In two new studies published this week in Nature Geoscience, researchers describe how ice sheets behaved in the past could help scientists better predict what might happen to them in a warmer world of our future.
University of Wisconsin geologist Anders Carlson studies ice sheet melt from land and ocean sediment cores. His study describes what prehistoric Earth was like in North America and Northern Europe some 140,000 years ago.
“What we found in this paper was that ice that’s resting on land it responded very quickly to the warming climate, but then it didn’t retreat really rapidly. It kind of chugged along and slowly melted like an ice cube if you put a hair dryer on it,” Carlson says, adding that was not the case with ice sheets floating on the ocean. “Marine based ice sheets behave unpredictably. They may not do anything for a while, and then they all of a sudden respond very abruptly. They can rapidly disappear.”
Greenland and Antarctica hold the Earth’s last remaining ice sheets. In July, satellite data showed that 97 percent of the surface of the Greenland ice sheet had turned to slush over four days, a rate faster than at any time in recorded history. According to Carlson, it might be responding rapidly to small changes in temperature, similar to what he saw in the prehistoric record of ice sheets on land.
“But that said, they haven’t catastrophically collapsed in the past either to rapidly raise sea level in the time scale that humans would care about, that we would be hard pressed to adapt to.” Carlson says the Antarctic marine-based ice sheet is less predictable. “What this would say from the past is that these ice sheets, well they may not do anything for a bit. But then if you want to catastrophically raise sea level like on the orders of a meter or two in human lifetime, there is prehistoric precedent for that happening.”

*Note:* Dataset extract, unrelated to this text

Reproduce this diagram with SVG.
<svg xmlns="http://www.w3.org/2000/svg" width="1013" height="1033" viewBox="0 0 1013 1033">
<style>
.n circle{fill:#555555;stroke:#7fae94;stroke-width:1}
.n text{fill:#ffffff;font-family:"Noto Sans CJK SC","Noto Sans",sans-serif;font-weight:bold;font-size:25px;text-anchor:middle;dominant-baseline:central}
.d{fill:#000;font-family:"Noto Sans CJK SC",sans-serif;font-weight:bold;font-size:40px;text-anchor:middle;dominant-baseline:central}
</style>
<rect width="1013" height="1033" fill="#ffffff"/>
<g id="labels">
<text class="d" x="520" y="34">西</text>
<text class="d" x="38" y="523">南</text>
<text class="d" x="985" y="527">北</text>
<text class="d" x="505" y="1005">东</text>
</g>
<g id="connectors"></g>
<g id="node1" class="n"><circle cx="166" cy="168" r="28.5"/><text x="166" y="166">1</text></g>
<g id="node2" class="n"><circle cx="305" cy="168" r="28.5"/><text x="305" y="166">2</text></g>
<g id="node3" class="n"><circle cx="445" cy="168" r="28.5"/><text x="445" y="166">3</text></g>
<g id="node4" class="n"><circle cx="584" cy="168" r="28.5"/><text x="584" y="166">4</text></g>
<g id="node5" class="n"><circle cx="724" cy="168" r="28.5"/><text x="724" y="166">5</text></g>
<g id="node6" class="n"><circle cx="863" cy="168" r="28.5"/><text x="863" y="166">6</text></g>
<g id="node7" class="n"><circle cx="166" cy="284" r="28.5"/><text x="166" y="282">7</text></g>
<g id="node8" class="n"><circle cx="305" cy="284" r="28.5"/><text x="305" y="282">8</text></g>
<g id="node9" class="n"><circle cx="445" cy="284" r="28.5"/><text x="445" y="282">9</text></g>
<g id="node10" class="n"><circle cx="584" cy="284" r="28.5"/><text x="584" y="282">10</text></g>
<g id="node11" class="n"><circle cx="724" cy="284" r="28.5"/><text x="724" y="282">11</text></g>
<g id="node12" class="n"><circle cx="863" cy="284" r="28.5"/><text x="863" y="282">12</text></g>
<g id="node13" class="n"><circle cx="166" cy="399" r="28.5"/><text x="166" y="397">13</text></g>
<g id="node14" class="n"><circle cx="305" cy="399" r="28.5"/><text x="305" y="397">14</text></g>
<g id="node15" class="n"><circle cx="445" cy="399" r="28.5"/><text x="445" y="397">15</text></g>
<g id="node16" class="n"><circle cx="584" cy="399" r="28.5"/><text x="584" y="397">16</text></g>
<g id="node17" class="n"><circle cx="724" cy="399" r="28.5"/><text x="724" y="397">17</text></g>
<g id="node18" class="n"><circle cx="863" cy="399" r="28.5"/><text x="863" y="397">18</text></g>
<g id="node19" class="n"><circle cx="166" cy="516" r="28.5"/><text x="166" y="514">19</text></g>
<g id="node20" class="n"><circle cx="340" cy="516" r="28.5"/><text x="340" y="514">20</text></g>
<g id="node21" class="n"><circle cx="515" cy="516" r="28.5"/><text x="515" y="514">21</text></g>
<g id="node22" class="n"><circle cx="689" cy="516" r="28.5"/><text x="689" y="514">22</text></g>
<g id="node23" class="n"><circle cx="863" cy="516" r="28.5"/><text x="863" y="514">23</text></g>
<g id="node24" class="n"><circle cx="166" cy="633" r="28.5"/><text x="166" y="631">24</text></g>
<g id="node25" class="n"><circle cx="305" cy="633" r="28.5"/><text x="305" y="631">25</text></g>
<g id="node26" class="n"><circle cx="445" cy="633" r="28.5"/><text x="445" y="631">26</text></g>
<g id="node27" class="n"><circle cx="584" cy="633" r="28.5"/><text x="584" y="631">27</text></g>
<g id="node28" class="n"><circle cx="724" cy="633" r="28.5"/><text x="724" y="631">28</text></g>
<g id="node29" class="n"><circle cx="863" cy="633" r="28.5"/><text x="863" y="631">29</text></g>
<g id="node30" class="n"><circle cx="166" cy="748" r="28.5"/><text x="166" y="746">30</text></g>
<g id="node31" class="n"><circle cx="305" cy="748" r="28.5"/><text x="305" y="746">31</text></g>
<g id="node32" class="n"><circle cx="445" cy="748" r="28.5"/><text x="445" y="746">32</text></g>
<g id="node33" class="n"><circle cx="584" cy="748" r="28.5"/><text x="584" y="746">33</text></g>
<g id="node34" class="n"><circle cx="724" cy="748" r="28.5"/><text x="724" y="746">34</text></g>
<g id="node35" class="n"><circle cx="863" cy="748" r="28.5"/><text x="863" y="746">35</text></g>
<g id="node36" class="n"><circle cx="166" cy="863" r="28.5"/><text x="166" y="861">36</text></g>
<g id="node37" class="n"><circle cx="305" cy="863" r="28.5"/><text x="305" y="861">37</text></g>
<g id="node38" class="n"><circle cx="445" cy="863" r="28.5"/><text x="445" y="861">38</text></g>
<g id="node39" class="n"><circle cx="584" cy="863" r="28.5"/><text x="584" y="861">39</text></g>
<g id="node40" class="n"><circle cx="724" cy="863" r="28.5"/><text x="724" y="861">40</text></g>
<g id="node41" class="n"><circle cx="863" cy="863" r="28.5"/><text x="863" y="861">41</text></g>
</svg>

A second paper in Nature Geoscience looks back 12,000 to 7,000 years to when massive ice sheets still covered the high latitudes of the Northern Hemisphere. At that time, the global climate was roughly comparable to what it is today and glaciers were melting.
The study describes abrupt sea level jumps - from one-half to two meters - from melting glaciers.
"What happens when you suddenly drain these massive amounts of fresh water into the ocean? It’s going to change ocean circulation,” says co-author Torbjorn Tornqvist, an Earth scientist at Tulane University in Louisiana.
Today, rapid melting from the Greenland ice sheet would send massive amounts of fresh water into the North Atlantic Ocean, changing the marine environment.
“But it will also lead to potentially higher precipitation rates in the same region, which could also lead to fresher surface waters in the North Atlantic," Tornqvist says. "So we need to understand whether those types of changes could potentially be capable of triggering these kinds of abrupt climate events.”
Tornqvist adds that understanding how abrupt climate changes affect Earth’s geologic past can help design climate models that can better predict the future.